United Nations data shows us that Generation Z – those born after 2000 – will account for 32 per cent of the global population in 2019, and when combined with millennials, over 50 per cent of the global workforce by 2020.
It is easy to dismiss the youth of today as entitled, self-centred, glued to their phones, and lacking depth and critical thinking. Easy, but also discriminatory, intolerant, antipathetic, and full of false biases.
There is a joke that regularly does the rounds on social media that Gen Z culture is “crying about your grades while you do your homework”. Like most good jokes, we laugh because it’s funny, but also because it hints at an underlying truth. What it describes is a combination of a sense of responsibility and emotional awareness with conscientiousness and drive.

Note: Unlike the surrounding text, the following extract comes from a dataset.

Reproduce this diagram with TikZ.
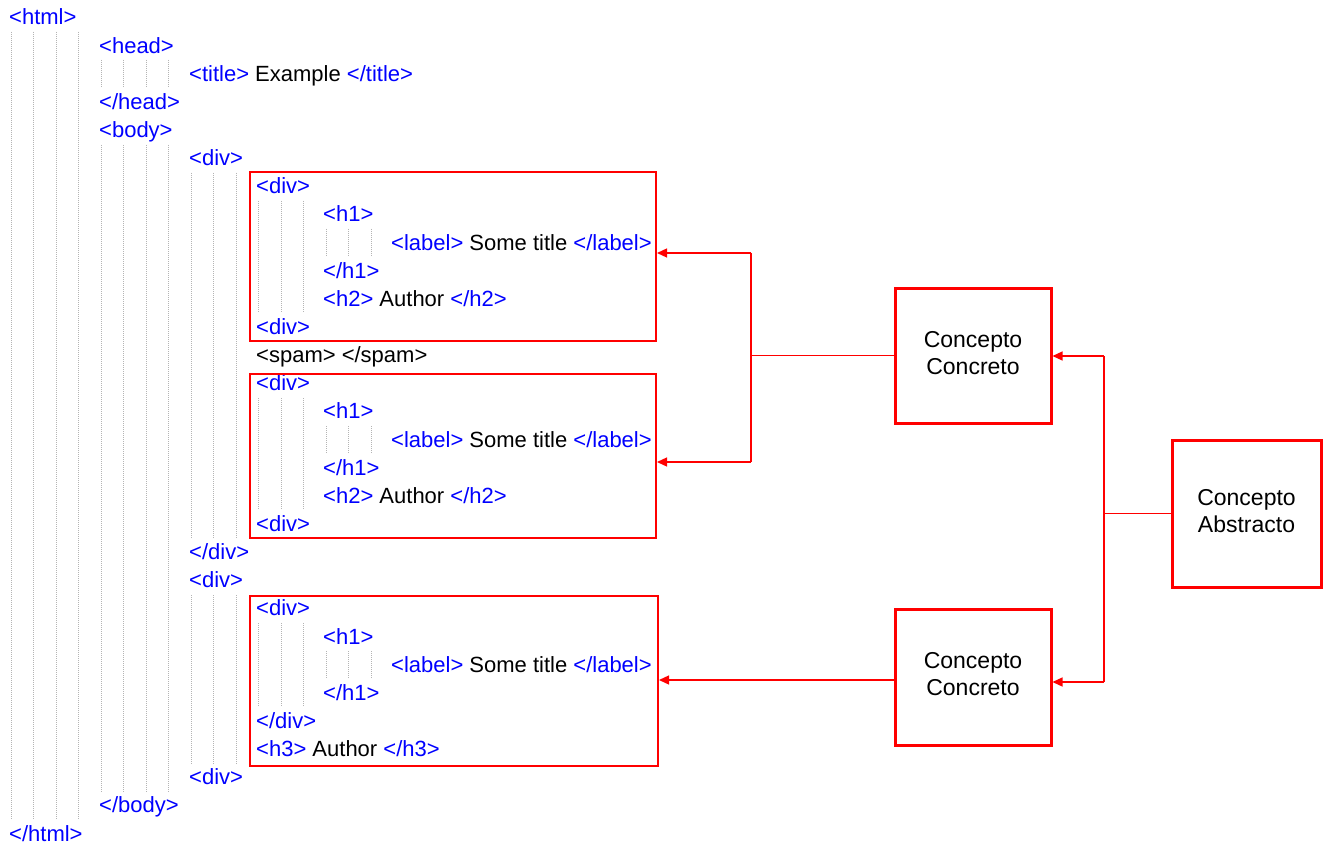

Through our research at Goldsmiths at the University of London, in collaboration with Huawei, we investigated the life and work realities of Gen Z and what matters to them, as well as what we can do to support them as they advance their careers.
Interestingly, our research revealed the rise of a new tribe within Gen Z – a tribe of individuals who express themselves with confidence and style, collaborate with others, engage meaningfully with the world around them, and are motivated by purpose and passion in everything they do.
They are the New Working Order.
The New Working Order make up around 40 per cent of Gen Z, using smartphones and technology to enhance creativity and productivity. They value work-life integration, flexible working, and multi-experience lives, as well as continuous learning and moving freely between loyalties.
This group is workforce-ready, fiercely ambitious, and driven to make substantial changes to the world around them through not just ideas but execution.
This self-starter attitude contrasts dramatically with false narratives like “Generation Snowflake” which suggest that these young people are precious, pampered, and too easily take offence.
The reality from our research is that they just get on with it, and will work through any obstacles put in their way.
In fact, over half (52 per cent) of the New Working Order already pursue passion projects and side hustles, with 59 per cent of them hoping to turn that into their main income stream in the next year.
The New Working Order also set themselves apart through their relationship with technology.
British adults check their mobile phones on average every 12 minutes in the day, or 10,000 times a year. The New Working Order go further, embracing the reality that these processes of tech-infused extended cognition impact our minds’ capacity to problem-solve, releasing dopamine and activating neural pathways associated with learning.
One of the most staggering findings from our study is that 66 per cent of the New Working Order are unable to create or innovate without their smartphone. They live, breathe, and learn through extended cognition as a means of understanding themselves and the world around them.
This generation also prefer to learn through a range of different mediums – from formal coursework to informal online learning. Having grown up as entrepreneurial freelancers, these individuals are more open to alternative forms of education as well as creative solutions for funding it.
For this reason, businesses seeking to attract these candidates should consider a corporate learning programme that includes aspects like self-directed learning, collaborative problem solving, and practical and real-world experience. Crucially, of course, they should also all leverage technology.
As a society, we have a responsibility to equip this generation not just with content but with resilience in our changing, technologically-infused world. Ignorance is not an option – and nor are jokes about snowflakes.